Book 2 is on its way, so you won't have a long wait, and there aren't really any spoilers to be found. Oh, sure, you may have a few questions here and there, but that's kind of the point, so it's all delightful. Now, THAT BEING SAID, the Tales of the Dead Man books do take place chronologically AFTER my first series, but please allow me to elaborate in the next paragraph.
The Chronicles of Aesirium is a six book (plus collection) series which tells a smaller scale story of Rom and her friends, who happen upon a thing called a Morrow Stone whose nature reveals the history of their town and the powers which want to destroy it (the town, not the stone). It is a coming of age series about three young people - Rom, who, yes, dies in chapter one, but this is whole series is about her so I don't think that should dissuade you; Kari, a genius with a monkey wrench with an ear for magic; and Cousins, the young man who knows just about everyone who can get anything for any occasion.
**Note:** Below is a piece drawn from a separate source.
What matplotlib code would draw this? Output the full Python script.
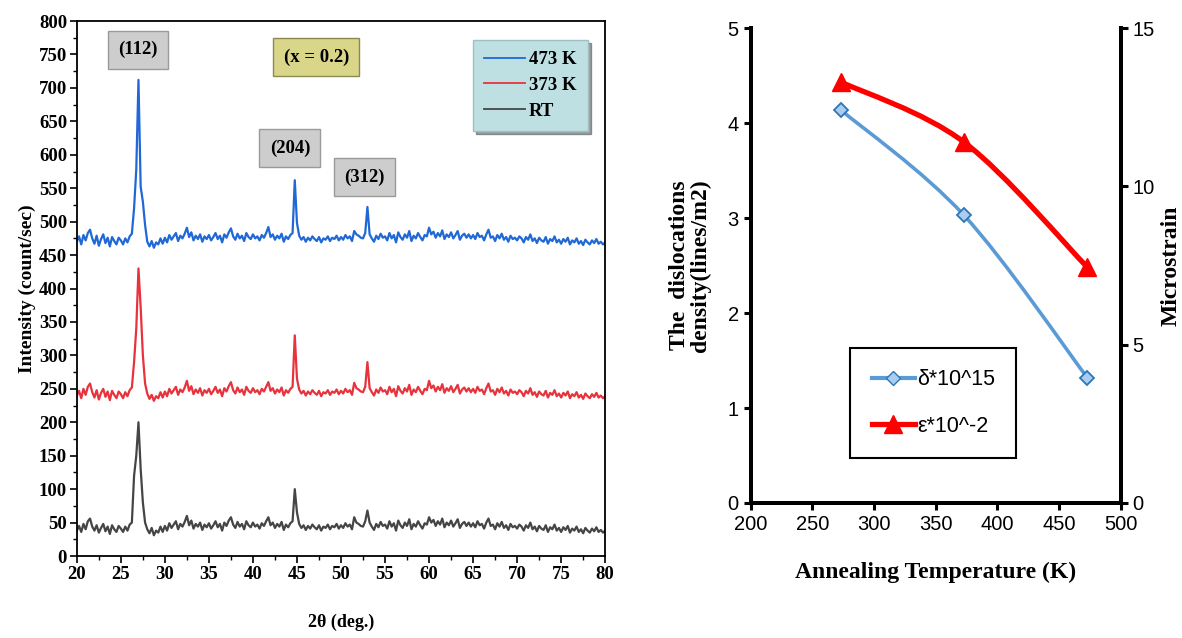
import numpy as np
import matplotlib.pyplot as plt
from matplotlib.path import Path
from matplotlib.patches import PathPatch
from matplotlib.lines import Line2D
from matplotlib.ticker import MultipleLocator

# ---- XRD data (2theta step 0.25 deg, 20..80) ----
two_theta = np.linspace(20, 80, 241)

rt = [
    38, 45, 36, 48, 40, 52, 56, 44, 38, 46, 35, 42, 48, 37, 44, 33, 46, 40, 36, 45,
    41, 36, 44, 38, 47, 50, 120, 150, 200, 130, 80, 50, 40, 34, 42, 31, 38, 35, 44, 36,
    45, 38, 49, 42, 47, 52, 40, 48, 44, 51, 60, 46, 53, 41, 48, 44, 50, 39, 47, 43,
    49, 41, 46, 52, 43, 48, 38, 50, 45, 53, 58, 47, 42, 51, 44, 48, 40, 52, 46, 43,
    50, 44, 47, 41, 49, 45, 52, 58, 46, 50, 42, 48, 44, 51, 39, 47, 43, 49, 52, 100,
    65, 48, 42, 46, 39, 45, 41, 47, 43, 40, 46, 38, 44, 42, 47, 40, 45, 43, 48, 41,
    46, 42, 49, 44, 47, 40, 58, 50, 48, 45, 44, 52, 68, 50, 44, 39, 48, 43, 51, 45,
    47, 41, 52, 44, 49, 38, 53, 46, 42, 50, 45, 55, 40, 48, 44, 52, 46, 41, 49, 47,
    58, 50, 54, 45, 52, 47, 56, 43, 50, 46, 53, 44, 49, 55, 42, 48, 51, 45, 50, 44,
    49, 43, 52, 46, 48, 41, 50, 56, 45, 47, 40, 49, 44, 51, 42, 46, 39, 48, 43, 45,
    41, 47, 44, 38, 46, 42, 50, 40, 44, 37, 45, 41, 39, 46, 36, 43, 40, 47, 38, 42,
    36, 43, 39, 45, 35, 41, 38, 44, 36, 40, 34, 42, 38, 35, 41, 37, 43, 36, 39, 35,
    38,
]

k373 = [
    240, 247, 236, 250, 241, 253, 258, 245, 237, 248, 234, 244, 250, 238, 246, 233, 247, 241, 236, 246,
    242, 236, 245, 239, 248, 252, 290, 340, 430, 372, 300, 258, 243, 235, 241, 232, 239, 236, 245, 237,
    246, 239, 250, 243, 248, 253, 241, 249, 245, 252, 262, 247, 254, 242, 249, 244, 251, 240, 248, 244,
    250, 242, 247, 253, 244, 249, 239, 251, 246, 254, 260, 248, 243, 252, 245, 249, 241, 253, 247, 244,
    251, 245, 248, 242, 250, 246, 253, 260, 247, 251, 243, 249, 245, 252, 240, 248, 244, 250, 253, 330,
    265, 249, 243, 247, 240, 246, 242, 248, 244, 241, 247, 239, 245, 243, 248, 241, 246, 244, 249, 242,
    247, 243, 250, 245, 248, 241, 259, 251, 249, 246, 245, 253, 290, 251, 245, 240, 249, 244, 252, 246,
    248, 242, 253, 245, 250, 239, 254, 247, 243, 251, 246, 256, 241, 249, 245, 253, 247, 242, 250, 248,
    262, 251, 255, 246, 253, 248, 257, 244, 251, 247, 254, 245, 250, 256, 243, 249, 252, 246, 251, 245,
    250, 244, 253, 247, 249, 242, 251, 258, 246, 248, 241, 250, 245, 252, 243, 247, 240, 249, 244, 246,
    242, 248, 245, 239, 247, 243, 251, 241, 245, 238, 246, 242, 240, 247, 237, 244, 241, 248, 239, 243,
    237, 244, 240, 246, 236, 242, 239, 245, 237, 241, 235, 243, 239, 236, 242, 238, 244, 237, 240, 236,
    239,
]

k473 = [
    470, 478, 466, 480, 472, 483, 488, 475, 467, 479, 464, 474, 481, 468, 476, 463, 477, 471, 466, 476,
    472, 466, 475, 469, 478, 482, 520, 578, 712, 552, 530, 495, 470, 463, 471, 461, 469, 466, 475, 467,
    476, 469, 480, 473, 478, 483, 471, 479, 475, 482, 491, 477, 484, 472, 479, 474, 481, 470, 478, 474,
    480, 472, 477, 483, 474, 479, 469, 481, 476, 484, 490, 478, 473, 482, 475, 479, 471, 483, 477, 474,
    481, 475, 478, 472, 480, 476, 483, 492, 477, 481, 473, 479, 475, 482, 470, 478, 474, 480, 483, 562,
    498, 479, 473, 477, 470, 476, 472, 478, 474, 471, 477, 469, 475, 473, 478, 471, 476, 474, 479, 472,
    477, 473, 480, 475, 478, 471, 486, 481, 479, 476, 475, 483, 522, 481, 475, 470, 479, 474, 482, 476,
    478, 472, 483, 475, 480, 469, 484, 477, 473, 481, 476, 486, 471, 479, 475, 483, 477, 472, 480, 478,
    491, 481, 485, 476, 483, 478, 487, 474, 481, 477, 484, 475, 480, 486, 473, 479, 482, 476, 481, 475,
    480, 474, 483, 477, 479, 472, 481, 488, 476, 478, 471, 480, 475, 482, 473, 477, 470, 479, 474, 476,
    472, 478, 475, 469, 477, 473, 481, 471, 475, 468, 476, 472, 470, 477, 467, 474, 471, 478, 469, 473,
    467, 474, 470, 476, 466, 472, 469, 475, 467, 471, 465, 473, 469, 466, 472, 468, 474, 467, 470, 466,
    469,
]

peak_labels = ["(112)", "(204)", "(312)"]
peak_label_pos = [(26.9, 757), (44.2, 610), (52.7, 567)]

# ---- annealing data ----
temps = [273, 373, 473]
delta = [4.14, 3.03, 1.32]      # dislocation density *10^15
strain = [13.3, 11.4, 7.45]     # microstrain *10^-2

serif = "Liberation Serif"
sans = "Liberation Sans"

fig = plt.figure(figsize=(11.82, 6.38), dpi=100)

# ================= left panel =================
ax1 = fig.add_axes([0.065, 0.1285, 0.447, 0.8385])
blue = "#1f68d6"
red = "#e8323c"
dark = "#454545"
ax1.plot(two_theta, rt, color=dark, lw=1.6, label="RT")
ax1.plot(two_theta, k373, color=red, lw=1.6, label="373 K")
ax1.plot(two_theta, k473, color=blue, lw=1.6, label="473 K")
ax1.set_xlim(20, 80)
ax1.set_ylim(0, 800)
ax1.xaxis.set_major_locator(MultipleLocator(5))
ax1.xaxis.set_minor_locator(MultipleLocator(2.5))
ax1.yaxis.set_major_locator(MultipleLocator(50))
ax1.yaxis.set_minor_locator(MultipleLocator(25))
ax1.tick_params(which="major", direction="out", length=5, width=1.2, top=False, right=False, pad=2)
ax1.tick_params(which="minor", direction="out", length=3, width=1, top=False, right=False)
for lab in ax1.get_xticklabels() + ax1.get_yticklabels():
    lab.set_fontfamily(serif)
    lab.set_fontweight("bold")
    lab.set_fontsize(13.5)
for s in ax1.spines.values():
    s.set_linewidth(1.3)
ax1.set_ylabel("Intensity (count/sec)", fontfamily=serif, fontweight="bold", fontsize=14, labelpad=2)
ax1.set_xlabel("2θ (deg.)", fontfamily=serif, fontweight="bold", fontsize=13, labelpad=22)

for txt, (px, py) in zip(peak_labels, peak_label_pos):
    ax1.text(px, py, txt, ha="center", va="center", fontfamily=serif, fontweight="bold", fontsize=13.5,
             bbox=dict(boxstyle="square,pad=0.55", fc="#cdcdcd", ec="#9a9a9a", lw=1))
ax1.text(47.2, 746, "(x = 0.2)", ha="center", va="center", fontfamily=serif, fontweight="bold", fontsize=13.5,
         bbox=dict(boxstyle="square,pad=0.55", fc="#d9d68a", ec="#8a8a50", lw=1))

h, l = ax1.get_legend_handles_labels()
leg1 = ax1.legend(h[::-1], l[::-1], loc="upper right", bbox_to_anchor=(0.985, 0.982),
                  prop={"family": serif, "weight": "bold", "size": 13.5},
                  fancybox=False, shadow=True, framealpha=1, handlelength=2.2,
                  handletextpad=0.2, labelspacing=0.45, borderpad=0.6)
leg1.get_frame().set_facecolor("#bfe0e3")
leg1.get_frame().set_edgecolor("#9fbfc2")
for ln in leg1.get_lines():
    ln.set_linewidth(1.3)

# ================= right panel =================
ax2 = fig.add_axes([0.635, 0.2116, 0.313, 0.7444])
ax3 = ax2.twinx()

bl = "#5b9bd5"
rd = "#ff0000"


def smooth_path(xs, ys):
    # Excel-style smoothed line drawn as cubic Bezier segments through the points
    pts = list(zip(xs, ys))
    ext = [pts[0]] + pts + [pts[-1]]
    verts = [pts[0]]
    codes = [Path.MOVETO]
    for i in range(len(pts) - 1):
        p0, p1, p2, p3 = ext[i], ext[i + 1], ext[i + 2], ext[i + 3]
        c1 = (p1[0] + (p2[0] - p0[0]) / 6, p1[1] + (p2[1] - p0[1]) / 6)
        c2 = (p2[0] - (p3[0] - p1[0]) / 6, p2[1] - (p3[1] - p1[1]) / 6)
        verts += [c1, c2, p2]
        codes += [Path.CURVE4] * 3
    return Path(verts, codes)


ax2.add_patch(PathPatch(smooth_path(temps, delta), fc="none", ec=bl, lw=2.6, zorder=3))
ax2.plot(temps, delta, ls="none", marker="D", ms=7, mfc="#a9cdf0", mec="#2e75b6", mew=1.3, zorder=4)
ax3.add_patch(PathPatch(smooth_path(temps, strain), fc="none", ec=rd, lw=3.8, zorder=3))
ax3.plot(temps, strain, ls="none", marker="^", ms=13, color=rd, zorder=4)

ax2.set_xlim(200, 500)
ax2.set_ylim(0, 5)
ax3.set_ylim(0, 15)
ax2.xaxis.set_major_locator(MultipleLocator(50))
ax2.yaxis.set_major_locator(MultipleLocator(1))
ax3.yaxis.set_major_locator(MultipleLocator(5))

for a in (ax2, ax3):
    a.spines["top"].set_visible(False)
    for s in ("left", "right", "bottom"):
        a.spines[s].set_linewidth(2.8)
    a.tick_params(direction="out", length=5, width=2.2, labelsize=14.5)
    for lab in a.get_xticklabels() + a.get_yticklabels():
        lab.set_fontfamily(sans)

ax2.set_xlabel("Annealing Temperature (K)", fontfamily=serif, fontweight="bold", fontsize=17, labelpad=20)
ax2.set_ylabel("The  dislocations\ndensity(lines/m2)", fontfamily=serif, fontweight="bold", fontsize=17,
               labelpad=12, linespacing=0.95)
ax3.set_ylabel("Microstrain", fontfamily=serif, fontweight="bold", fontsize=17, labelpad=4)

handles = [
    Line2D([], [], color=bl, lw=3, marker="D", ms=7, mfc="#a9cdf0", mec="#2e75b6"),
    Line2D([], [], color=rd, lw=3.8, marker="^", ms=13),
]
leg2 = ax3.legend(handles, ["δ*10^15", "ε*10^-2"], loc="upper left", bbox_to_anchor=(0.24, 0.35),
                  prop={"family": sans, "size": 15.5}, fancybox=False, framealpha=1,
                  borderpad=1.0, labelspacing=1.2, handlelength=2.0, handletextpad=0.1)
leg2.get_frame().set_edgecolor("black")
leg2.get_frame().set_linewidth(1.5)

fig.savefig("out.png", dpi=100)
This series is as much about discovering the truth about yourself as it is the truth about the world you live in; about learning that some of the things we get told aren't actually how they happened, and how learning these truths can be hard but necessary. It's got monsters, dancing robots, and an angel of death with a lovely black dress.
You can start with the Chronicles, but rest assured whichever place you start won't spoil you in either direction. They take place in different lands at different times, and even though there is some crossover, I was very careful to keep the stories effectively independent of one another.
So, bottom line, if you want my suggestion - start with Steel & Sky - - if, for no other reason than that it makes my publisher happy. And if they're happy, I'm happy. And if I'm happy, I get to put more books out. And more books makes you happy too! So, see? It's all terribly self-indulgent and better for all of us.
And while we're all waiting for that.... I have MORE books to write!
So thank you, and thank you, and thank you for your support! Have a wonderful journey!